Prove that for any natural number $n>1$, we have $(2n)!<(n(n+1))^n$
I tried using induction, but I failed in that approach, I rather found it was untrue, but on several case testing, I found it to be true. I am out of ideas here, please help.

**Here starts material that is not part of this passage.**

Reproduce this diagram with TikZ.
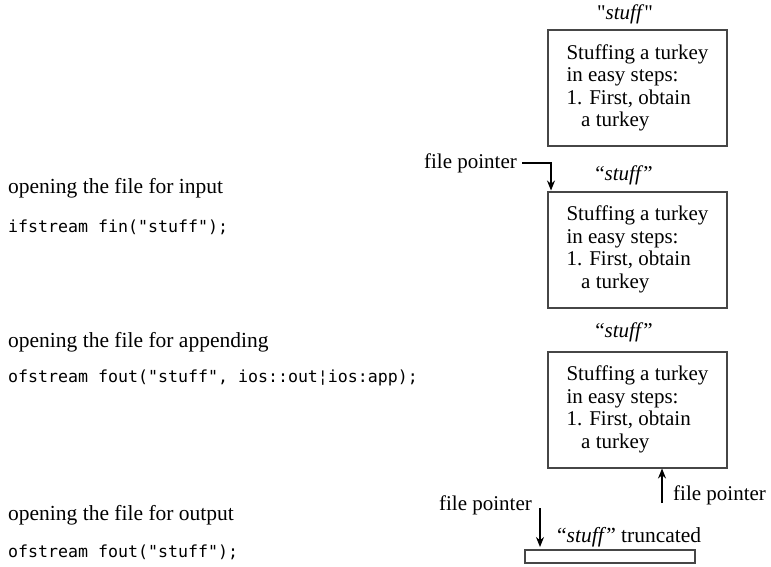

Thank you.
Note that $$(n+ 1 + a)(n-a) = n(n+1) + an - a(n+1) - a^2 \le n(n+1)$$ for $a=0, 1, \dots , n-1$ and the inequality is strict for $a\neq 0$. Now, regroup $(2n)!$ and you are done quickly.
Using Bernoulli's Inequality, $$ \begin{align} \left(\frac n{n+x}\frac{n+x+1}{n+1}\right)^{n+1} &=\left(1-\frac x{(n+1)(n+x)}\right)^{n+1}\\ &\ge1-\frac x{n+x}\\ &=\frac n{n+x}\tag{1} \end{align} $$ Multiplying both sides of $(1)$ by $\left(1+\frac xn\right)^{n+1}$ yields $$ \left(1+\frac x{n+1}\right)^{n+1}\ge\left(1+\frac xn\right)^n\tag{2} $$ For $n\ge3$, $(2)$ implies $$ \begin{align} \frac{(n(n+1))^n}{((n-1)n)^{n-1}} &=n(n+1)\left(\frac{n+1}{n-1}\right)^{n-1}\\ &=n(n+1)\left(1+\frac2{n-1}\right)^{n-1}\\[4pt] &\ge 4n(n+1)\\[12pt] &\gt2n(2n-1)\\[4pt] &=\frac{(2n)!}{(2n-2)!}\tag{3} \end{align} $$ Since the inequality is true for $n=2$, induction with $(3)$ gives that $$ (2n)!<(n(n+1))^n\tag{4} $$ Furthermore, $(3)$ shows that the ratio of the sides increases by over $1+\frac3{2n}$, and since $\prod\limits_{n=1}^\infty\left(1+\frac3{2n}\right)$ diverges, the ratio of the sides in $(4)$ must grow without bound.